Each person in this diverse bunch echoed the thoughts of those I had helped shepherd into full professorships. They wondered: Was there a point to enduring the process? Blame must fall in part at the feet of overstretched department chairs who (understandably) give priority to other pressing tasks, like tenure and hiring, budgets, staffing, curriculum, and so on. But of course, these departmental chores — ever expanding as bureaucracy bulges — derive from the same endless administrative bloat (another strategic plan!) fueled by deans and provosts and vice presidents that has resulted in the enormous increase in contingent faculty.
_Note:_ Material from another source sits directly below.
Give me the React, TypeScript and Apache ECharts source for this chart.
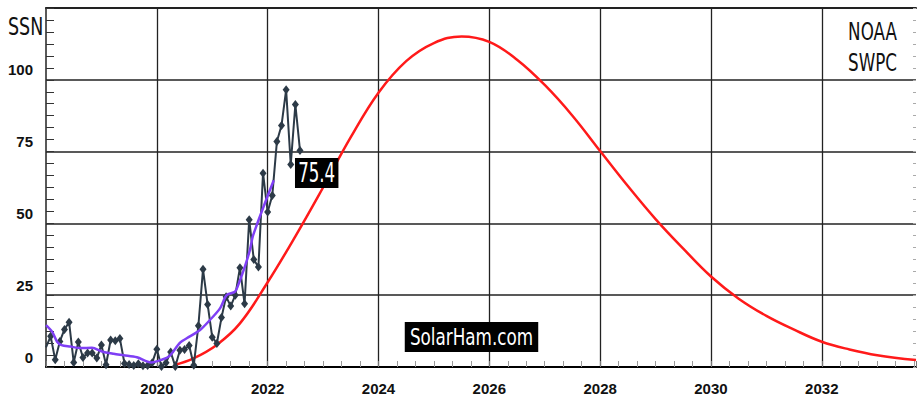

This is the state of the academy today.
One newly minted associate professor at an elite private university (I promised anonymity to all who graciously spoke with me) commented on the pressures connected with promotion to associate professor — the endless time commitments, the countless urgent e-mails demanding immediate responses that come with being thrust unprepared into administrative and advising positions.
That professor also spoke about the anxieties of being responsible for someone else’s career. Up to this point, as a graduate student, a postdoc, and an assistant professor, one needed to focus only on one’s own work. Now, as a mentor to assistant professors, graduate students, postdocs, and undergraduates, and as an administrator trying to juggle advocating for these individuals and dealing with administrators beyond the department, proceeding further seemed unfathomable. Doing so would only mean getting bogged down in even more administration. The payoff, for this professor, did not seem worth it. The person was content to bide their time accumulating books and papers.
Another recently promoted associate professor, this one at a small liberal-arts college, had an epiphany while rereading Das Kapital for a course on Marxist cultural criticism. The concepts of absolute and relative surplus value, especially as these values are created through the “productiveness” and “intensity” of labor, changed how this professor viewed their workload. They grew disenchanted with the expectation that after all the teaching and advising accomplished during the academic year, one’s unpaid summertime would be made productive by writing articles. In this light, researching, writing, and creating ideas were just more forms of alienated labor. Getting promoted meant aligning one’s labor with that of the institution. People become professors in part because they vehemently refuse to sit still in an office and churn out memos. But that is what is demanded of those of us who, as good academic citizens, find ourselves supporting our institutions. We toil over faculty activity reports, or FAR(T)s, as I used to call our yearly ritualized debasement of merit review. In exchange for polishing our scholarly bona fides/turds, we get pittance raises, often less than cost-of-living adjustments. This is the form of self-promotion one must master.